In a perfect world, I'd be a perfect mom. But like I tell my children, no one is perfect. This blog is my journey of finding more grace for my imperfections as a mom.
Friday, November 7, 2014
A game where the rules are constantly changing
That's what parenting is really like, isn't it? Parenting is like trying to learn a game where the rules are constantly changing. My two and a half year old has finally decided to sleep again. I write this as I am watching her playing in her crib on our monitor. She's obviously out to prove me wrong. When we brought her home from Haiti over a year ago at 21 months, she slept like a champ. Plunk her down in her crib, walk out of the room, and she'd close her eyes and drift off to sleep without as little as a whimper or a wiggle.

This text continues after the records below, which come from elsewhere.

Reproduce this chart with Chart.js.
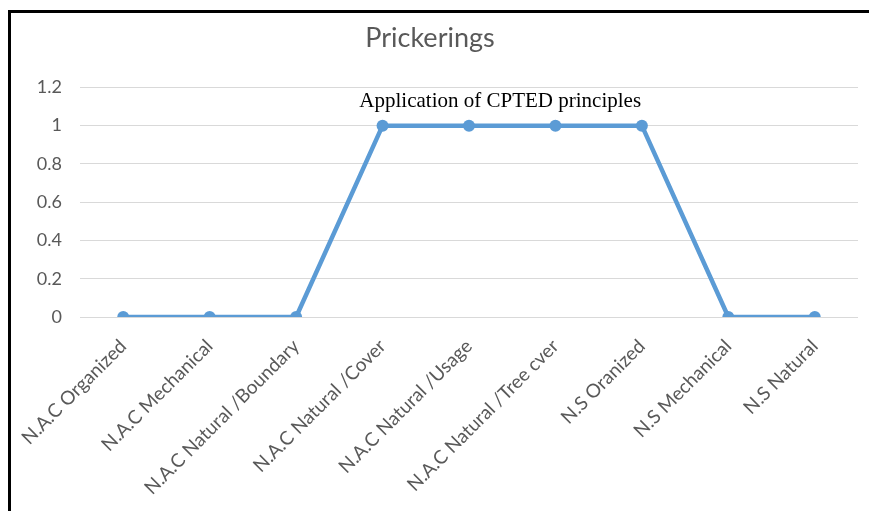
<!DOCTYPE html>
<html>
<head>
<meta charset="utf-8">
<script src="https://cdn.jsdelivr.net/npm/chart.js@4"></script>
<style>
    body { margin: 0; background: #ffffff; }
    #marco { position: absolute; left: 0; top: 0; width: 869px; height: 511px; }
    #borde {
        position: absolute; left: 8px; top: 10px; width: 880px; height: 520px;
        border-left: 3px solid #000; border-top: 3px solid #000;
        pointer-events: none;
    }
</style>
</head>
<body>
<div id="marco"><canvas id="grafico" width="869" height="511"></canvas></div>
<div id="borde"></div>
<script>
let categorias = ['N.A.C Organized', 'N.A.C Mechanical', 'N.A.C Natural /Boundary', 'N.A.C Natural /Cover',
    'N.A.C Natural /Usage', 'N.A.C Natural /Tree cver', 'N.S Oranized', 'N.S Mechanical', 'N.S Natural'];
let valores = [0, 0, 0, 1, 1, 1, 1, 0, 0];
let titulo = 'Prickerings';
let nota = 'Application of CPTED principles';
let ejeYMax = 1.2;
let ejeYPaso = 0.2;

let colorTexto = '#595959';
let colorLinea = '#5b9bd5';

let pluginNota = {
    id: 'nota',
    afterDatasetsDraw: function(chart) {
        let ctx = chart.ctx;
        let x = chart.scales.x;
        let y = chart.scales.y;
        let centro = (x.getPixelForValue(3) + x.getPixelForValue(6)) / 2 - 12;
        ctx.save();
        ctx.font = '21px "Liberation Serif", "Times New Roman", serif';
        ctx.fillStyle = '#000000';
        ctx.textAlign = 'center';
        ctx.textBaseline = 'alphabetic';
        ctx.fillText(nota, centro, y.getPixelForValue(1.1));
        ctx.restore();
    }
};

new Chart(document.getElementById('grafico'), {
    type: 'line',
    data: {
        labels: categorias,
        datasets: [{
            data: valores,
            borderColor: colorLinea,
            backgroundColor: colorLinea,
            borderWidth: 4.5,
            pointRadius: 6,
            pointHoverRadius: 6,
            pointBackgroundColor: colorLinea,
            pointBorderWidth: 0,
            tension: 0,
            fill: false
        }]
    },
    options: {
        responsive: false,
        animation: false,
        layout: { padding: { top: 10, right: 11, left: 2, bottom: 0 } },
        plugins: {
            legend: { display: false },
            tooltip: { enabled: false },
            title: {
                display: true,
                text: titulo,
                color: colorTexto,
                font: { family: 'Lato', size: 27, weight: 'normal' },
                padding: { top: 12, bottom: 33 }
            }
        },
        scales: {
            y: {
                min: 0,
                max: ejeYMax,
                afterFit: function(scale) { scale.width = 78; },
                ticks: {
                    stepSize: ejeYPaso,
                    color: colorTexto,
                    padding: 18,
                    font: { family: 'Lato', size: 18 },
                    callback: function(v) { return Math.round(v * 10) / 10; }
                },
                grid: { color: '#d9d9d9', drawTicks: false },
                border: { display: false }
            },
            x: {
                offset: true,
                afterFit: function(scale) { scale.height = 194; },
                ticks: {
                    color: colorTexto,
                    maxRotation: 45,
                    minRotation: 45,
                    autoSkip: false,
                    padding: 10,
                    font: { family: 'Lato', size: 19 }
                },
                grid: { display: false, offset: true },
                border: { display: false }
            }
        }
    },
    plugins: [pluginNota]
});
</script>
</body>
</html>
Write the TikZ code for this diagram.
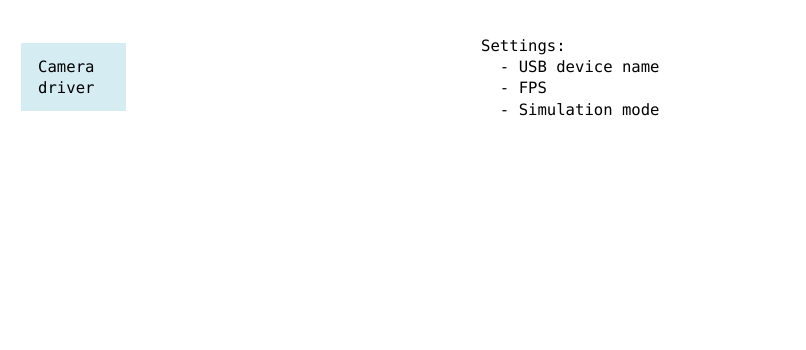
\documentclass[tikz,border=0pt]{standalone}
\usepackage{fontspec}
\setmonofont{DejaVu Sans Mono}
\usepackage{xcolor}
\usepackage{tikz}
\definecolor{drvblue}{RGB}{213,236,243}

\begin{document}
\begin{tikzpicture}[
  x=1pt, y=1pt,
  font=\ttfamily\fontsize{15.6}{21.2}\selectfont,
  drv/.style={fill=drvblue, draw=none, minimum width=105pt, minimum height=68pt,
    inner xsep=17pt, inner ysep=0pt, text width=71pt, align=left},
  note/.style={inner sep=0pt, align=left}]
\useasboundingbox (0,0) rectangle (806,350);
% driver block
\node[drv, anchor=north west] (cam) at (21,307) {Camera\\driver};
% its settings
\node[note, anchor=north west] (settings) at (481,310.5)
  {Settings:\\\ \ - USB device name\\\ \ - FPS\\\ \ - Simulation mode};
\end{tikzpicture}
\end{document}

Fast forward 9 or so months and she decided that crib time equals wiggle time and absolutely refused to nap. In addition, she rarely fell asleep before she'd been in her bed for 2-3 hours. It's astonishing that I am not bald, because her antics had me pulling my hair out for 4 months straight! The past week, though, all of a sudden she's back to her old sleep habits, mostly anyway. I was doing the dishes today after I had put her down and began thinking about a friend of mine who has been really struggling with her daughter's behavior lately. Her daughter has some special needs, so sometimes traditional advice just doesn't apply. But it made me start thinking of parenting as seasons of change. When you are in the midst of a season with your child and they are not eating, or not sleeping, or not using the potty, or whatever and you feel like its never going to change just remember that it probably will. Or if it doesn't change, you'll find better ways of handling it. And then when it changes, it'll be something new. Each milestone reached brings on a new challenge. I've found recently, though, after a long season of struggle as a parent, that I'd forgotten what it really is all about: savoring the little moments. I'd gotten so locked up inside me head with worrying over my children's behavior, that I'd forgotten to enjoy the laughter (regardless of whatever inappropriate thing my boys had done to start it), the little boy kisses, the wild imaginations, the little girl dancing to music only she can hear. As the lady who stopped me in Chick-fil-a earlier this week reminded me, "They are only little for such a short time. Enjoy them now."